Iris Yamashita’s screenplay follows a traditional war movie structure that fuses together beautifully with Eastwood’s quietly observant direction, allowing the film’s complex themes to play out on a deceptively simple canvas. It is considerably better Flags, which succumbed to excessive sentimentality during a final act father-son reunion that came out of nowhere—except James Bradley’s memoir which the film was based on. Letters offers much tighter focus on character nuance, and elicits fiercely passionate work from Watanabe, whose performance plays like a slow, brutal heartbreak. As is common in an Eastwood film, the most powerful moments are usually the smallest: a Japanese Olympic star tenderly chats with an injured American; a soldier remembers risking expulsion for refusing to kill an innocent house pet; the defeated Japanese listen to a hopeful children’s choir singing “Our proud island Iwo Jima” on the radio. The unifying message of Eastwood’s entire two-film project is clearly revealed when a letter written by the mother of a deceased American soldier is read aloud by the Japanese, and they realize that their “enemy” isn’t all that different from themselves.

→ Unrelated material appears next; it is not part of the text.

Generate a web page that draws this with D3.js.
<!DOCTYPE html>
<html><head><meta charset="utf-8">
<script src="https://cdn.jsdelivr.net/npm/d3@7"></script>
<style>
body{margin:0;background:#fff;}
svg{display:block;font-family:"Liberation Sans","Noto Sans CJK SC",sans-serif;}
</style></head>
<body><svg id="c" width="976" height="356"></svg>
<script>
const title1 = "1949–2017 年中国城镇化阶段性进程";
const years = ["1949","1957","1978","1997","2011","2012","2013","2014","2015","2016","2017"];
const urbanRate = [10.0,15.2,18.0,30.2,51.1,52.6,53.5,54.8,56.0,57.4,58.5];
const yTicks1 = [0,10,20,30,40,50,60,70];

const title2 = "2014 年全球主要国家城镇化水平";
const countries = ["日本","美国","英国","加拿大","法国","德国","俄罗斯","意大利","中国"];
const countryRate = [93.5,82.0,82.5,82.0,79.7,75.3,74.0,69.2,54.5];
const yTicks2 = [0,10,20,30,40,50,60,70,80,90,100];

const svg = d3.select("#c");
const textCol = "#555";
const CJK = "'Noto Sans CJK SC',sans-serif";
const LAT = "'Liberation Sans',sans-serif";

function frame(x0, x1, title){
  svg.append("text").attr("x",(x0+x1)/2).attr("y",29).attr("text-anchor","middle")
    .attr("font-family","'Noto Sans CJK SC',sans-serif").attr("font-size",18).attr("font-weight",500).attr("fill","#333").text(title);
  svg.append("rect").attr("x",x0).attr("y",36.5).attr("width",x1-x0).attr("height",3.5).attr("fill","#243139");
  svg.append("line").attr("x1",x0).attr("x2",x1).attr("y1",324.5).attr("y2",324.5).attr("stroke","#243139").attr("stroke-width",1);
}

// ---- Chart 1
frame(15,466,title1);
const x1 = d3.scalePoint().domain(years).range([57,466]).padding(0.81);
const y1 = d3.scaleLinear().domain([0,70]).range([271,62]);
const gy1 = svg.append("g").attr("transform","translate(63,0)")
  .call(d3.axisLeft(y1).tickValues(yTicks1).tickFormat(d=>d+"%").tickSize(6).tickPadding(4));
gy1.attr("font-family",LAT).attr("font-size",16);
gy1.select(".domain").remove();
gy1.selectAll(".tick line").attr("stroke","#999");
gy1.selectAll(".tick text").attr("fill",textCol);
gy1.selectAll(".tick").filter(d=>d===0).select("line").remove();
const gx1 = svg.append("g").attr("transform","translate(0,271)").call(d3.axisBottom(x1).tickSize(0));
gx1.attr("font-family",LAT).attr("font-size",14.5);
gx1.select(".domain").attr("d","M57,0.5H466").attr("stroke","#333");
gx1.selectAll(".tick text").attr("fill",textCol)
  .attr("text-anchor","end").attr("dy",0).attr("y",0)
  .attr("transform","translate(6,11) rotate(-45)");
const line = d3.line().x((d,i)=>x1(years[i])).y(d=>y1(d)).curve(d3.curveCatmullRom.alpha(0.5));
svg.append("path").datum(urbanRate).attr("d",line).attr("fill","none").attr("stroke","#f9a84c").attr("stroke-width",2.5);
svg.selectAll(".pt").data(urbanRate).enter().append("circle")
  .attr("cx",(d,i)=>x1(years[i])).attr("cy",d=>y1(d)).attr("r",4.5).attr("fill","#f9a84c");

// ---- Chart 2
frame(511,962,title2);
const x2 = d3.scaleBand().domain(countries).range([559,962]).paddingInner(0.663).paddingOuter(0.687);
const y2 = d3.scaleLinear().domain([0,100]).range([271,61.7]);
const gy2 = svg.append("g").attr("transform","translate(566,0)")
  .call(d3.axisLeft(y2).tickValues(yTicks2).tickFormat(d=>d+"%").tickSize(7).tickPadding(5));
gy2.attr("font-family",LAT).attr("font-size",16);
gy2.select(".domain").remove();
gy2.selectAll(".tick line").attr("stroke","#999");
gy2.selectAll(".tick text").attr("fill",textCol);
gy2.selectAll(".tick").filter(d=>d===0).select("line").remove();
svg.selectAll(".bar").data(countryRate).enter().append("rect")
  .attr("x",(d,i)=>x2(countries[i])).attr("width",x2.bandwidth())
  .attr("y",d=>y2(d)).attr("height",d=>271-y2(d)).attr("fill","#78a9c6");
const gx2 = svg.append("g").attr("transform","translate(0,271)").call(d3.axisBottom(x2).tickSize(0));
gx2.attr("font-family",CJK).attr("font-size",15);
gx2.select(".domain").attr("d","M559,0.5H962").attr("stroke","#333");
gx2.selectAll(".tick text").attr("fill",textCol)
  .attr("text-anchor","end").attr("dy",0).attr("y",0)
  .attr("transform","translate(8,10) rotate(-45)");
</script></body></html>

The inherent weakness of both Iwo Jima films is Eastwood’s unrelenting insistence on pounding the audience with his message long after it has sunk into their brains. The parallels between past and present, American and Japanese, heroism and hell are brilliantly expressed by both Flags and Letters, yet through a repetitive structure that is, at times, intensely frustrating. What continue to fascinate are the emotional and thematic parallels between both films, which truly illustrate the ideological unity of two opposing enemies who were each victims of war in every sense of the word. Since the sum of both films is vastly superior to its parts, it may have been wiser for Eastwood to edit the films together, cutting out the extraneous footage, while simultaneously following both countries through their similar struggles. That may have culminated in a sure-fire masterpiece, yet as it stands, Flags and Letters are two tremendously interesting pieces of a much more captivating puzzle.